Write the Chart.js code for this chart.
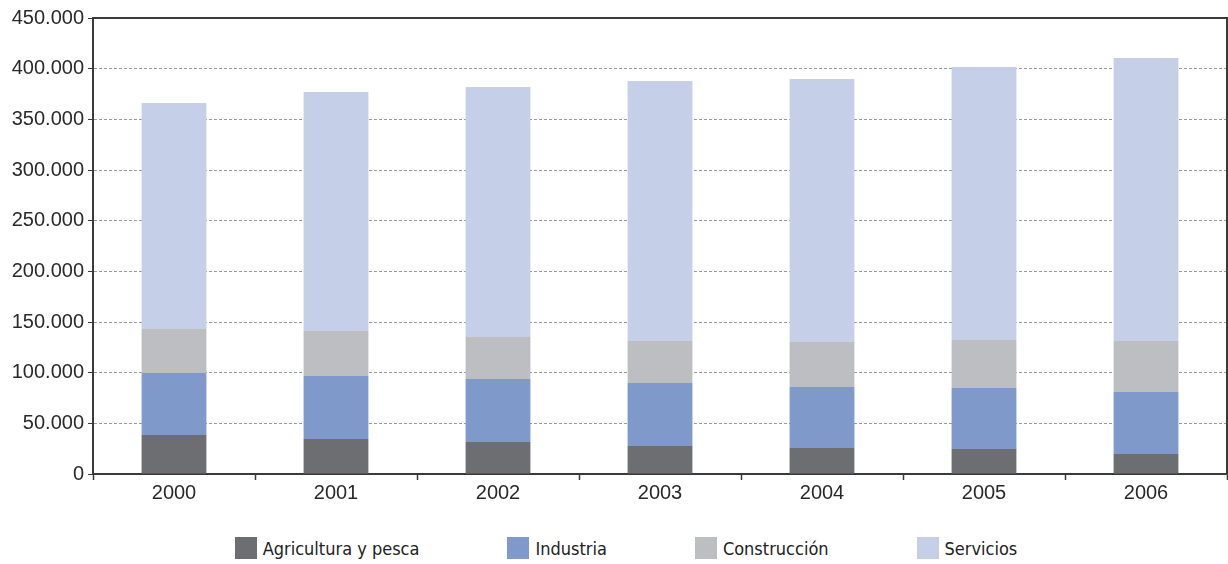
<!DOCTYPE html>
<html>
<head>
<meta charset="utf-8">
<script src="https://cdn.jsdelivr.net/npm/chart.js@4"></script>
<style>
  html, body { margin: 0; padding: 0; background: #fff; }
  #wrap { width: 1228px; height: 514px; position: relative; }
  #legend { width: 1228px; height: 50px; }
  #legend ul { list-style: none; margin: 0; padding: 23px 0 0 24px; display: flex; justify-content: center; }
  #legend li { display: flex; align-items: center; height: 22px; margin: 0 44px; }
  #legend .box { width: 22px; height: 22px; margin-right: 6px; }
  #legend .txt { font-family: 'Liberation Sans Narrow', 'DejaVu Sans Condensed', Roboto, sans-serif; font-size: 18px; color: #222; }
</style>
</head>
<body>
<div id="wrap"><canvas id="chart"></canvas></div>
<div id="legend"></div>
<script>
const years = ['2000', '2001', '2002', '2003', '2004', '2005', '2006'];
const agricultura = [38500, 34500, 31600, 27600, 25700, 24700, 19700];
const industria = [61200, 62200, 62100, 62200, 60200, 60200, 61200];
const construccion = [43400, 44400, 41500, 41400, 44400, 47300, 50300];
const servicios = [223000, 235900, 246700, 256600, 259500, 269400, 279300];
const yMax = 450000;
const yStep = 50000;

const axisColor = '#3a3a3a';

// top and right frame lines of the plot area
const framePlugin = {
    id: 'frame',
    afterDraw(chart) {
        const { ctx, chartArea } = chart;
        ctx.save();
        ctx.strokeStyle = axisColor;
        ctx.lineWidth = 2;
        ctx.beginPath();
        ctx.moveTo(chartArea.left, chartArea.top);
        ctx.lineTo(chartArea.right, chartArea.top);
        ctx.lineTo(chartArea.right, chartArea.bottom);
        ctx.stroke();
        ctx.restore();
    },
};

// legend built as html under the canvas
const htmlLegend = {
    id: 'htmlLegend',
    afterUpdate(chart) {
        const ul = document.createElement('ul');
        chart.data.datasets.forEach((ds) => {
            const li = document.createElement('li');
            const box = document.createElement('span');
            box.className = 'box';
            box.style.background = ds.backgroundColor;
            const txt = document.createElement('span');
            txt.className = 'txt';
            txt.textContent = ds.label;
            li.appendChild(box);
            li.appendChild(txt);
            ul.appendChild(li);
        });
        const el = document.getElementById('legend');
        el.innerHTML = '';
        el.appendChild(ul);
    },
};

const fmt = (v) => String(v).replace(/\B(?=(\d{3})+(?!\d))/g, '.');
const tickFont = { family: "'Liberation Sans', Arial, Helvetica, sans-serif", size: 20 };

const ctx = document.getElementById('chart').getContext('2d');
new Chart(ctx, {
    type: 'bar',
    data: {
        labels: years,
        datasets: [
            { label: 'Agricultura y pesca', data: agricultura, backgroundColor: '#6d6e72' },
            { label: 'Industria', data: industria, backgroundColor: '#7f99cb' },
            { label: 'Construcción', data: construccion, backgroundColor: '#bdbec2' },
            { label: 'Servicios', data: servicios, backgroundColor: '#c5cfe7' },
        ],
    },
    options: {
        responsive: true,
        maintainAspectRatio: false,
        animation: false,
        barPercentage: 0.4,
        categoryPercentage: 1,
        layout: {
            padding: { top: 18, right: 1, left: 0, bottom: 0 },
        },
        plugins: {
            legend: { display: false },
            tooltip: { enabled: false },
        },
        scales: {
            x: {
                stacked: true,
                grid: {
                    drawOnChartArea: false,
                    drawTicks: true,
                    tickLength: 6,
                    tickColor: axisColor,
                    tickWidth: 1.5,
                },
                border: { color: axisColor, width: 2 },
                ticks: {
                    color: '#2a2a2a',
                    padding: 1,
                    font: tickFont,
                },
                afterFit: (scale) => { scale.height = 40; },
            },
            y: {
                stacked: true,
                min: 0,
                max: yMax,
                grid: {
                    color: '#9a9a9a',
                    lineWidth: 1,
                    tickLength: 5,
                    tickColor: axisColor,
                },
                border: { color: axisColor, width: 2, dash: [3, 2] },
                ticks: {
                    stepSize: yStep,
                    color: '#2a2a2a',
                    padding: 4,
                    font: tickFont,
                    callback: (v) => fmt(v),
                },
                afterFit: (scale) => { scale.width = 93; },
            },
        },
    },
    plugins: [framePlugin, htmlLegend],
});
</script>
</body>
</html>
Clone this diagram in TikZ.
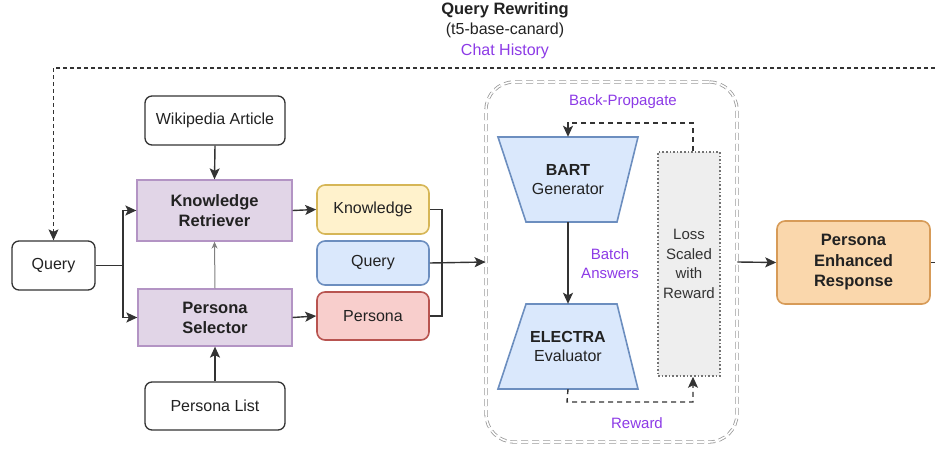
\documentclass[tikz,border=0pt]{standalone}
\usepackage{fontspec}
\setmainfont{Liberation Sans}
\usetikzlibrary{arrows.meta,shapes.geometric,calc}
\definecolor{txt}{HTML}{222222}
\definecolor{edge}{HTML}{333333}
\definecolor{purp}{HTML}{8C3AE6}
\definecolor{kfill}{HTML}{E1D5E7}\definecolor{kdraw}{HTML}{B394C4}
\definecolor{yfill}{HTML}{FFF2CC}\definecolor{ydraw}{HTML}{D6B656}
\definecolor{bfill}{HTML}{DAE8FC}\definecolor{bdraw}{HTML}{6C8EBF}
\definecolor{rfill}{HTML}{F8CECC}\definecolor{rdraw}{HTML}{B85450}
\definecolor{ofill}{HTML}{FAD7AC}\definecolor{odraw}{HTML}{D79B58}
\definecolor{lfill}{HTML}{EEEEEE}
\begin{document}
\begin{tikzpicture}[x=1pt,y=-1pt,
  font=\fontsize{16}{19}\selectfont, text=txt,
  every node/.style={align=center, inner sep=0pt},
  wbox/.style={draw=edge, line width=1.3pt, rounded corners=7pt, fill=white},
  pbox/.style={draw=kdraw, line width=1.3pt, fill=kfill, font=\fontsize{16.5}{20}\selectfont\bfseries},
  cbox/.style={line width=1.6pt, rounded corners=8pt},
  lab/.style={text=purp, font=\fontsize{15}{19}\selectfont},
  conn/.style={draw=edge, line width=1.4pt},
  arr/.style={conn, -{Stealth[length=11pt,width=10pt,inset=2.5pt]}},
  darr/.style={arr, dashed, dash pattern=on 5pt off 4pt}
]
\useasboundingbox (0,0) rectangle (935,449);

% titles
\node[font=\fontsize{16.5}{19}\selectfont\bfseries] (qrw) at (505,10) {Query Rewriting};
\node (t5) at (505,30) {(t5-base-canard)};
\node[lab, font=\fontsize{16}{19}\selectfont] (ch) at (505,51) {Chat History};

% left nodes
\node[wbox, minimum width=83pt, minimum height=49pt] (qry) at (53.5,265.5) {Query};
\node[wbox, minimum width=140pt, minimum height=49pt] (wiki) at (215,120.5) {Wikipedia Article};
\node[pbox, minimum width=155pt, minimum height=61pt] (kr) at (214.5,210.5) {Knowledge\\Retriever};
\node[pbox, minimum width=154pt, minimum height=57pt] (ps) at (215,317.5) {Persona\\Selector};
\node[wbox, minimum width=140pt, minimum height=48pt] (pl) at (215,406) {Persona List};

\node[cbox, draw=ydraw, fill=yfill, minimum width=112pt, minimum height=49pt] (kn) at (373,209.5) {Knowledge};
\node[cbox, draw=bdraw, fill=bfill, minimum width=112pt, minimum height=44pt] (q2) at (373,263) {Query};
\node[cbox, draw=rdraw, fill=rfill, minimum width=112pt, minimum height=48pt] (pe) at (373,316) {Persona};

% container
\node[draw=gray!80, double=white, double distance=1.6pt, line width=0.8pt, dashed, dash pattern=on 7pt off 4pt,
      rounded corners=28pt, minimum width=251pt, minimum height=360pt] (cont) at (611.5,262) {};

% BART / ELECTRA trapezoids
\draw[draw=bdraw, fill=bfill, line width=1.6pt] (498,137) -- (638,137) -- (617,222) -- (526,222) -- cycle;
\node[minimum width=140pt, minimum height=85pt] (bart) at (568,179.5) {\textbf{BART}\\Generator};
\draw[draw=bdraw, fill=bfill, line width=1.6pt] (526,304) -- (617,304) -- (638,389) -- (498,389) -- cycle;
\node[minimum width=140pt, minimum height=85pt] (elec) at (568,346.5) {\textbf{ELECTRA}\\Evaluator};

\node[lab] (ba) at (610,264) {Batch\\Answers};

% loss
\node[draw=gray!90!black, fill=lfill, line width=1.6pt, dotted, minimum width=62pt, minimum height=224pt,
      text=edge, font=\fontsize{15}{19.7}\selectfont] (loss) at (689,264) {Loss\\Scaled\\with\\Reward};

\node[lab] (bpl) at (623,102) {Back-Propagate};
\node[lab] (rwl) at (637,423) {Reward};

% response
\node[cbox, draw=odraw, fill=ofill, minimum width=153pt, minimum height=83pt,
      font=\fontsize{16.5}{20.5}\selectfont\bfseries] (resp) at (853.5,262.5) {Persona\\Enhanced\\Response};

% coordinates
\coordinate (tr) at (935,68);
\coordinate (sp) at (123,265.5);
\coordinate (mj) at (442,263);
\coordinate (bpc) at (693,123);
\coordinate (rwc) at (567,402);
\coordinate (re) at (935,262.5);

% connectors
\draw[arr, dashed, dash pattern=on 4pt off 3pt, line width=1.1pt] (tr) -| (qry.north);
\draw[conn] (qry.east) -- (sp);
\draw[arr] (sp) |- (kr.west);
\draw[arr] (sp) |- (ps.west);
\draw[arr] (wiki.south) -- (kr.north);
\draw[arr, draw=gray, line width=1pt, -{Stealth[length=7pt,width=6pt]}] (ps.north) -- (kr.south);
\draw[arr] (pl.north) -- (ps.south);
\draw[arr] (kr.east) -- (kn.west);
\draw[arr] (ps.east) -- (pe.west);
\draw[conn] (kn.east) -| (mj);
\draw[conn] (pe.east) -| (mj);
\draw[arr] (q2.east) -- (cont.west);
\draw[arr] (bart.south) -- (elec.north);
\draw[darr] (loss.north -| bpc) -- (bpc) -| (bart.north);
\draw[darr] (elec.south) -- (rwc) -| (loss.south -| bpc);
\draw[arr] (cont.east) -- (resp.west);
\draw[conn] (resp.east) -- (re);
\end{tikzpicture}
\end{document}
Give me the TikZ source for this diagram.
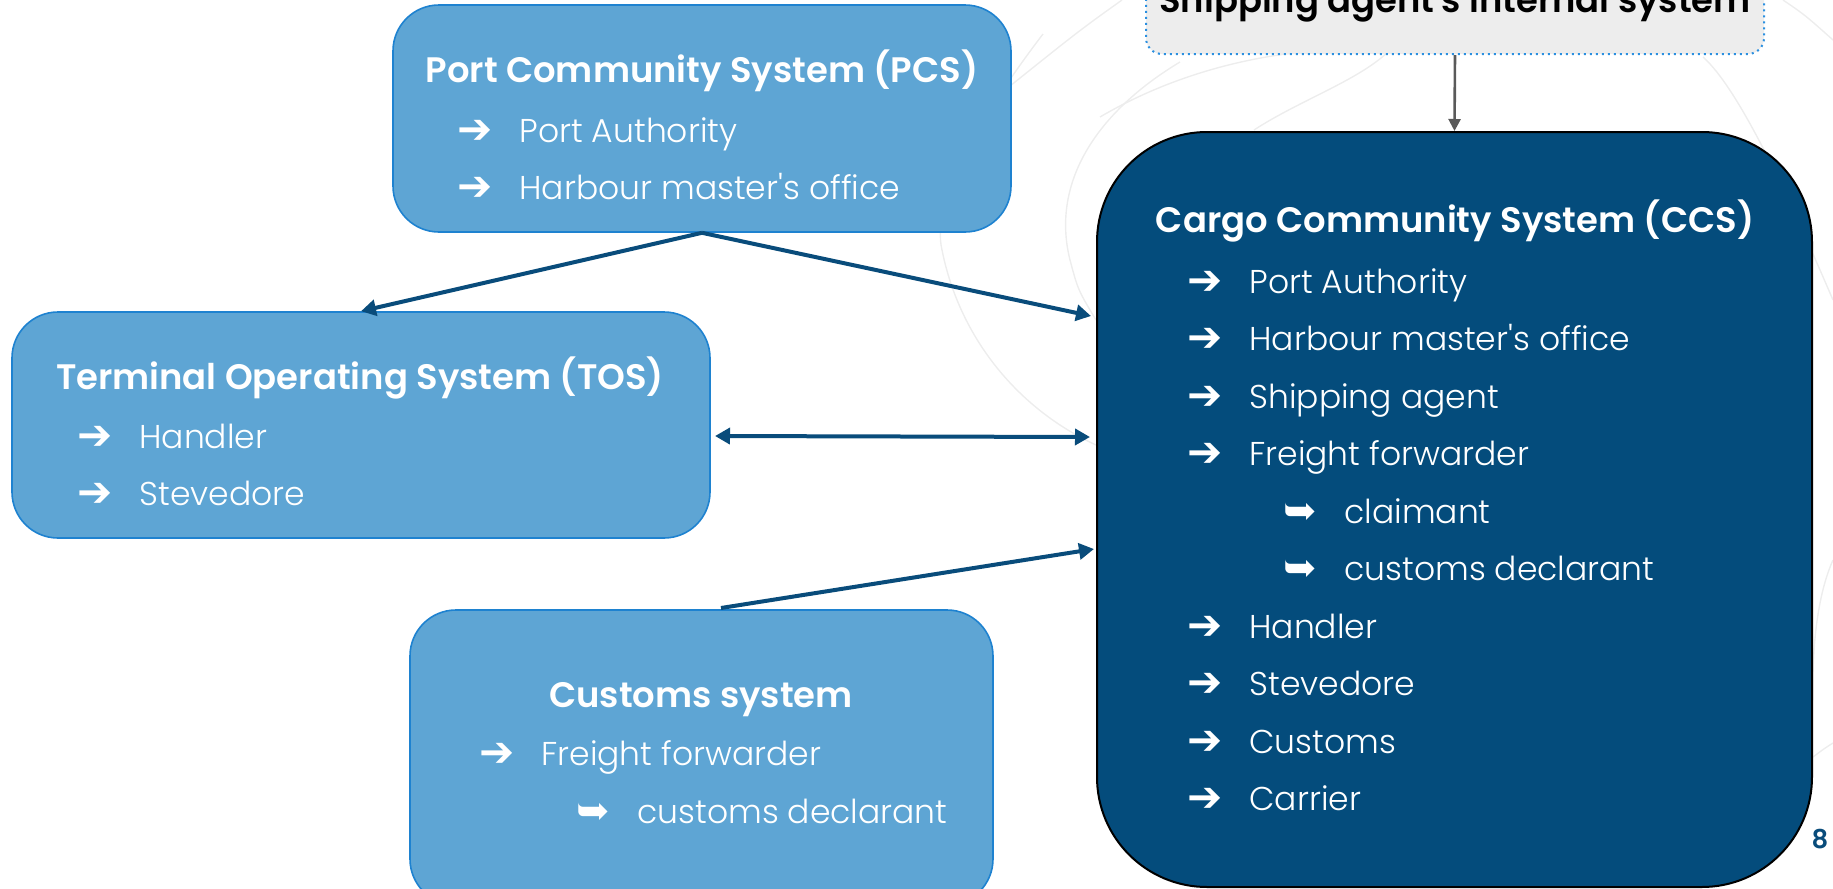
\documentclass[tikz,border=0pt]{standalone}
\usepackage{fontspec}
\setmainfont{Poppins}[UprightFont={* Light},BoldFont={* SemiBold},Ligatures=TeXOff]
\newfontfamily\symfont{DejaVu Sans}
\usetikzlibrary{arrows.meta,calc}
\definecolor{boxfill}{HTML}{5EA5D4}
\definecolor{boxline}{HTML}{1E82D0}
\definecolor{ccsfill}{HTML}{044C7C}
\definecolor{linkcol}{HTML}{094C7B}
\definecolor{agentfill}{HTML}{EDEDED}
\definecolor{agentline}{HTML}{2A8FE0}
\definecolor{tipgray}{HTML}{5A5A5A}
\tikzset{
    sysbox/.style= {draw=boxline,line width=0.8pt,fill=boxfill,rounded corners=23pt,inner sep=0},
    ccsbox/.style= {draw=black,line width=1pt,fill=ccsfill,rounded corners=55pt,inner sep=0},
    agentbox/.style= {draw=agentline,dotted,line width=1pt,fill=agentfill,rounded corners=8pt,inner sep=0},
    boxtitle/.style= {text=white,font=\bfseries\fontsize{17.7}{21}\selectfont,anchor=base,inner sep=0},
    item/.style= {text=white,font=\fontsize{16.5}{20}\selectfont,anchor=base west,inner sep=0},
    link/.style= {draw=linkcol,line width=2pt,-{Triangle[length=7.5pt,width=8pt]}},
    backline/.style= {draw=gray!14,line width=0.7pt}
}
\newcommand{\bul}{\makebox[31pt][l]{\raisebox{-0.5pt}{\symfont\bfseries\fontsize{21}{21}\selectfont ➔}}}
\newcommand{\subbul}{\makebox[30.5pt][l]{\raisebox{-0.5pt}{\symfont\bfseries\fontsize{20}{20}\selectfont ➥}}}

\begin{document}
\begin{tikzpicture}[x=0.5pt,y=-0.5pt]
    \useasboundingbox (0,0) rectangle (1833,889);
    \clip (0,0) rectangle (1833,889);
    % faint background lines
    \draw[backline] (1122,0) .. controls (1080,30) .. (1005,90);
    \draw[backline] (1043,34) .. controls (985,110) and (930,200) .. (942,250) .. controls (960,340) and (1020,410) .. (1096,445);
    \draw[backline] (1180,62) .. controls (1100,110) and (1050,180) .. (1070,260) .. controls (1078,290) .. (1096,320);
    \draw[backline] (1100,117) .. controls (1180,70) and (1280,45) .. (1380,50);
    \draw[backline] (1254,130) .. controls (1300,100) and (1360,80) .. (1390,50);
    \draw[backline] (1703,57) .. controls (1740,90) and (1790,200) .. (1833,300);
    \draw[backline] (1783,0) .. controls (1805,15) .. (1833,40);
    \draw[backline] (1833,560) .. controls (1815,600) and (1812,660) .. (1813,700);
    \draw[backline] (1833,743) .. controls (1825,748) .. (1813,757);

    \node[agentbox,minimum width=309pt,minimum height=57pt]
        (agent) at (1455,-3) {};
    \node[text=black,font=\bfseries\fontsize{17.7}{21}\selectfont,anchor=base,inner sep=0]
        (agentt) at (1455,12) {Shipping agent's internal system};

    \node[sysbox,minimum width=309pt,minimum height=113.5pt]
        (pcs) at (702,118.5) {};
    \node[sysbox,minimum width=349pt,minimum height=113pt]
        (tos) at (361,425) {};
    \node[sysbox,minimum width=291.5pt,minimum height=147.5pt]
        (cus) at (701.5,757.5) {};
    \node[ccsbox,minimum width=357.5pt,minimum height=377.5pt]
        (ccs) at (1454.5,509.5) {};

    % PCS
    \node[boxtitle] (pcst) at (702,82) {Port Community System (PCS)};
    \node[item] (pcsa) at (457,142) {\bul Port Authority};
    \node[item] (pcsb) at (457,199) {\bul Harbour master's office};
    % TOS
    \node[boxtitle] (tost) at (360,389) {Terminal Operating System (TOS)};
    \node[item] (tosa) at (77,448) {\bul Handler};
    \node[item] (tosb) at (77,505) {\bul Stevedore};
    % Customs
    \node[boxtitle] (cust) at (701,707) {Customs system};
    \node[item] (cusa) at (479,765) {\bul Freight forwarder};
    \node[item] (cusb) at (576,823) {\subbul customs declarant};
    % CCS
    \node[boxtitle] (ccst) at (1455,232) {Cargo Community System (CCS)};
    \node[item] (ccsa) at (1187,293) {\bul Port Authority};
    \node[item] (ccsb) at (1187,350.5) {\bul Harbour master's office};
    \node[item] (ccsc) at (1187,408) {\bul Shipping agent};
    \node[item] (ccsd) at (1187,465.5) {\bul Freight forwarder};
    \node[item] (ccse) at (1283,523) {\subbul claimant};
    \node[item] (ccsf) at (1283,580.5) {\subbul customs declarant};
    \node[item] (ccsg) at (1187,638) {\bul Handler};
    \node[item] (ccsh) at (1187,695.5) {\bul Stevedore};
    \node[item] (ccsi) at (1187,753) {\bul Customs};
    \node[item] (ccsj) at (1187,810.5) {\bul Carrier};

    \node[text=linkcol,font=\bfseries\fontsize{13}{13}\selectfont,inner sep=0]
        (page) at (1820,839) {8};

    \coordinate (ccsin1) at (1091,316);
    \coordinate (ccsin2) at (1090,437);
    \coordinate (ccsin3) at (1094,549);
    \coordinate (tosout) at (715,436);
    \coordinate (cusout) at (721,608);
    \draw[link] (pcs.south) -- (tos.north);
    \draw[link] (pcs.south) -- (ccsin1);
    \draw[link,{Triangle[length=7.5pt,width=8pt]}-{Triangle[length=7.5pt,width=8pt]}] (tosout) -- (ccsin2);
    \draw[link] (cusout) -- (ccsin3);
    \draw[draw=tipgray,line width=1.3pt,-{Triangle[length=6pt,width=6pt]}] (agent.south) -- (ccs.north);
\end{tikzpicture}
\end{document}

● ● ● ●

State the count of lines above containing the string "this", and add nothing to it.

3